Clermont Communauté : ancrée dans le territoire

Photo G+ ARCHITECTES

"L’architecture de la bibliothèque traduit à la fois la modernité mais aussi l’ancrage dans une communauté rurale. Dans cette organisation sur deux niveaux, les espaces de convivialité sont séparés des activités plus classiques, mais avec une certaine fluidité entre les deux. Au rez-de-chaussée, très ouvert sur l’extérieur, on trouve la musique, les films, l’espace jeunesse et, à côté, une sélection de documents pour les adultes qui est comme une introduction à la bibliothèque.

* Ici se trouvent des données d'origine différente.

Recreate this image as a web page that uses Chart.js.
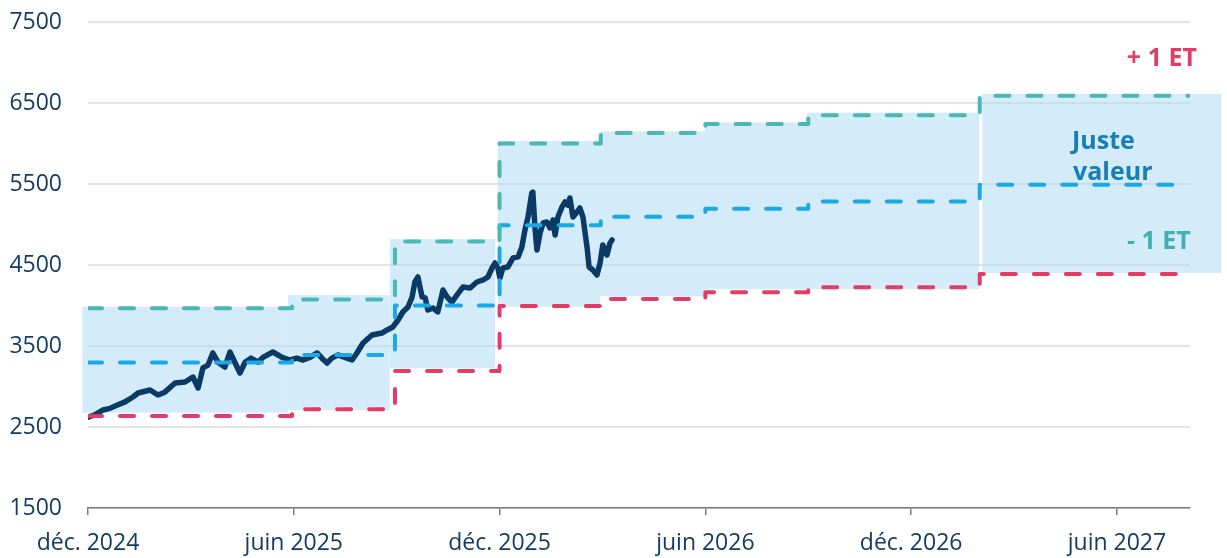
<!DOCTYPE html>
<html lang="fr">
<head>
<meta charset="utf-8">
<title>Juste valeur</title>
<script src="https://cdn.jsdelivr.net/npm/chart.js@4/dist/chart.umd.min.js"></script>
<style>
    html, body { margin: 0; padding: 0; background: #ffffff; }
    #wrap { width: 1227px; height: 558px; position: relative; }
</style>
</head>
<body>
<div id="wrap"><canvas id="fairValueChart"></canvas></div>
<script>
/*
    x values are months counted from 1 Dec 2024
*/

const tickMonths = [0, 6, 12, 18, 24, 30];
const tickLabels = ["déc. 2024", "juin 2025", "déc. 2025", "juin 2026", "déc. 2026", "juin 2027"];

const priceMonths = [
    0.00, 0.20, 0.44, 0.64, 0.79, 1.08, 1.31, 1.46, 1.81, 2.04,
    2.24, 2.54, 2.83, 3.06, 3.21, 3.35, 3.50, 3.64, 3.79, 3.99,
    4.14, 4.29, 4.43, 4.58, 4.75, 4.96, 5.10, 5.39, 5.66, 5.89,
    6.09, 6.27, 6.47, 6.68, 6.82, 6.97, 7.11, 7.29, 7.55, 7.70,
    7.84, 8.02, 8.28, 8.57, 8.72, 8.89, 9.04, 9.18, 9.33, 9.45,
    9.53, 9.62, 9.74, 9.83, 9.91, 10.06, 10.20, 10.35, 10.47, 10.61,
    10.76, 10.93, 11.14, 11.34, 11.52, 11.66, 11.78, 11.87, 11.95, 12.01,
    12.10, 12.24, 12.39, 12.54, 12.65, 12.74, 12.83, 12.94, 12.97, 13.03,
    13.09, 13.18, 13.27, 13.38, 13.47, 13.56, 13.62, 13.70, 13.82, 13.91,
    13.99, 14.05, 14.14, 14.26, 14.34, 14.43, 14.55, 14.61, 14.72, 14.84,
    14.93, 15.01, 15.13, 15.22, 15.28
];

const priceValues = [
    2620, 2650, 2710, 2730, 2760, 2810, 2870, 2920, 2957, 2895,
    2930, 3043, 3056, 3117, 2980, 3230, 3265, 3414, 3300, 3240,
    3426, 3290, 3167, 3300, 3350, 3300, 3360, 3426, 3360, 3327,
    3350, 3327, 3360, 3414, 3350, 3290, 3350, 3390, 3350, 3327,
    3414, 3537, 3636, 3660, 3698, 3735, 3821, 3920, 3981, 4105,
    4290, 4352, 4105, 4093, 3944, 3969, 3920, 4191, 4105, 4043,
    4130, 4228, 4216, 4290, 4315, 4352, 4463, 4525, 4463, 4340,
    4463, 4475, 4586, 4600, 4722, 4932, 5093, 5389, 5400, 4969,
    4685, 4895, 5019, 5031, 4957, 5056, 4870, 5093, 5216, 5278,
    5240, 5327, 5093, 5155, 5204, 5093, 4722, 4475, 4438, 4377,
    4525, 4747, 4623, 4772, 4809
];

const stepBounds = [0, 5.95, 8.95, 12, 14.95, 18, 21, 26, 32.13];
const upperBand = [3965, 4075, 4790, 6000, 6130, 6240, 6350, 6590];
const fairValue = [3295, 3390, 4000, 4990, 5095, 5195, 5285, 5490];
const lowerBand = [2635, 2720, 3190, 3995, 4080, 4165, 4225, 4390];

const shadeStart = [-0.17, 5.83, 8.80, 11.94, 14.93, 17.99, 20.96, 26.07];
const shadeEnd = [5.83, 8.80, 11.88, 14.93, 17.99, 20.96, 25.99, 33.05];
const shadeTop = [3980, 4130, 4820, 6030, 6150, 6260, 6380, 6610];
const shadeBottom = [2675, 2710, 3225, 3985, 4115, 4200, 4200, 4400];

/*
==========================================================
Colours
==========================================================
*/

const navy = "#0b3a66";
const textColor = "#143d63";
const red = "#e23d68";
const teal = "#4bb7b7";
const blue = "#1ca8e3";

/*
==========================================================
Helpers
==========================================================
*/

function stepPoints(values) {

    const points = [];

    values.forEach((v, i) => {
        points.push({ x: stepBounds[i], y: v });
        points.push({ x: stepBounds[i + 1], y: v });
    });

    return points;
}

function dashedLine(label, values, color) {

    return {
        label: label,
        data: stepPoints(values),
        borderColor: color,
        borderWidth: 4,
        borderDash: [14, 18],
        borderCapStyle: "round",
        borderJoinStyle: "round",
        pointRadius: 0,
        fill: false,
        tension: 0
    };
}

// the shaded band runs a little past the plot edges, hence the clip margins
const shadeSets = shadeTop.map((top, i) => ({
    label: "bande " + i,
    data: [
        { x: shadeStart[i], y: top },
        { x: shadeEnd[i], y: top }
    ],
    borderColor: "rgba(0,0,0,0)",
    borderWidth: 0,
    pointRadius: 0,
    backgroundColor: "rgba(170,218,245,0.5)",
    fill: { value: shadeBottom[i] },
    clip: { left: 10, right: 40, top: 0, bottom: 0 }
}));

/*
==========================================================
Plugins
==========================================================
*/

const widenArea = {
    id: "widenArea",
    beforeDatasetsDraw(chart) {
        this.saved = chart.chartArea;
        chart.chartArea = Object.assign({}, this.saved, {
            left: this.saved.left - 8,
            right: this.saved.right + 34
        });
    },
    afterDatasetsDraw(chart) {
        chart.chartArea = this.saved;
    }
};

const bandLabels = {
    id: "bandLabels",
    afterDatasetsDraw(chart) {

        const { ctx } = chart;
        const x = chart.scales.x;
        const y = chart.scales.y;

        const items = [
            { text: "+ 1 ET", m: 31.31, v: 6957, color: red, align: "center" },
            { text: "Juste", m: 28.69, v: 5932, color: "#177fb5", align: "left" },
            { text: "valeur", m: 28.72, v: 5549, color: "#177fb5", align: "left" },
            { text: "- 1 ET", m: 31.22, v: 4698, color: "#3fb1b1", align: "center" }
        ];

        ctx.save();
        ctx.font = "bold 25px 'Open Sans'";
        ctx.textBaseline = "alphabetic";

        items.forEach(item => {
            ctx.fillStyle = item.color;
            ctx.textAlign = item.align;
            ctx.fillText(item.text, x.getPixelForValue(item.m), y.getPixelForValue(item.v));
        });

        ctx.restore();
    }
};

/*
==========================================================
Chart
==========================================================
*/

const tickFont = { family: "'Open Sans'", size: 23 };

new Chart(document.getElementById("fairValueChart"), {
    type: "line",
    data: {
        datasets: [
            dashedLine("+ 1 ET", upperBand, teal),
            dashedLine("Juste valeur", fairValue, blue),
            dashedLine("- 1 ET", lowerBand, red),
            {
                label: "Cours",
                data: priceMonths.map((m, i) => ({ x: m, y: priceValues[i] })),
                borderColor: navy,
                borderWidth: 5.5,
                borderJoinStyle: "round",
                borderCapStyle: "round",
                pointRadius: 0,
                fill: false,
                tension: 0
            },
            ...shadeSets
        ]
    },
    options: {
        responsive: true,
        maintainAspectRatio: false,
        animation: false,
        layout: { padding: { top: 22, right: 37, left: 0, bottom: 0 } },
        plugins: {
            legend: { display: false },
            tooltip: { enabled: false }
        },
        scales: {
            x: {
                type: "linear",
                min: 0,
                max: 32.13,
                afterBuildTicks: axis => {
                    axis.ticks = tickMonths.map(v => ({ value: v }));
                },
                afterFit: axis => {
                    axis.height = 50;
                },
                border: { display: true, color: "#7a7a7a", width: 1.5 },
                grid: {
                    drawOnChartArea: false,
                    drawTicks: true,
                    tickLength: 7,
                    color: "#7a7a7a",
                    lineWidth: 1.5
                },
                ticks: {
                    autoSkip: false,
                    maxRotation: 0,
                    padding: 15,
                    color: textColor,
                    font: tickFont,
                    callback: v => tickLabels[tickMonths.indexOf(v)]
                }
            },
            y: {
                min: 1500,
                max: 7500,
                afterFit: axis => {
                    axis.width = 88;
                    axis.paddingTop = 0;
                    axis.paddingBottom = 0;
                },
                border: { display: false },
                grid: { color: "#e4e4e4", lineWidth: 2, drawTicks: false },
                ticks: {
                    stepSize: 1000,
                    padding: 26,
                    color: textColor,
                    font: tickFont,
                    callback: v => String(v)
                }
            }
        }
    },
    plugins: [widenArea, bandLabels]
});
</script>
</body>
</html>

Cette offre favorise les usages de mobilité - on entre juste pour prendre un document -, mais aussi des pratiques mixtes : les parents peuvent s’y installer pendant que leurs enfants lisent. Le premier étage est dédié aux activités de bibliothèque plus traditionnelles. L’architecture extérieure fait apparaître une suprématie du premier étage sur le rez-de-chaussée. L’architecture en bois renvoie à la tradition rurale et à la nature environnante, très présente."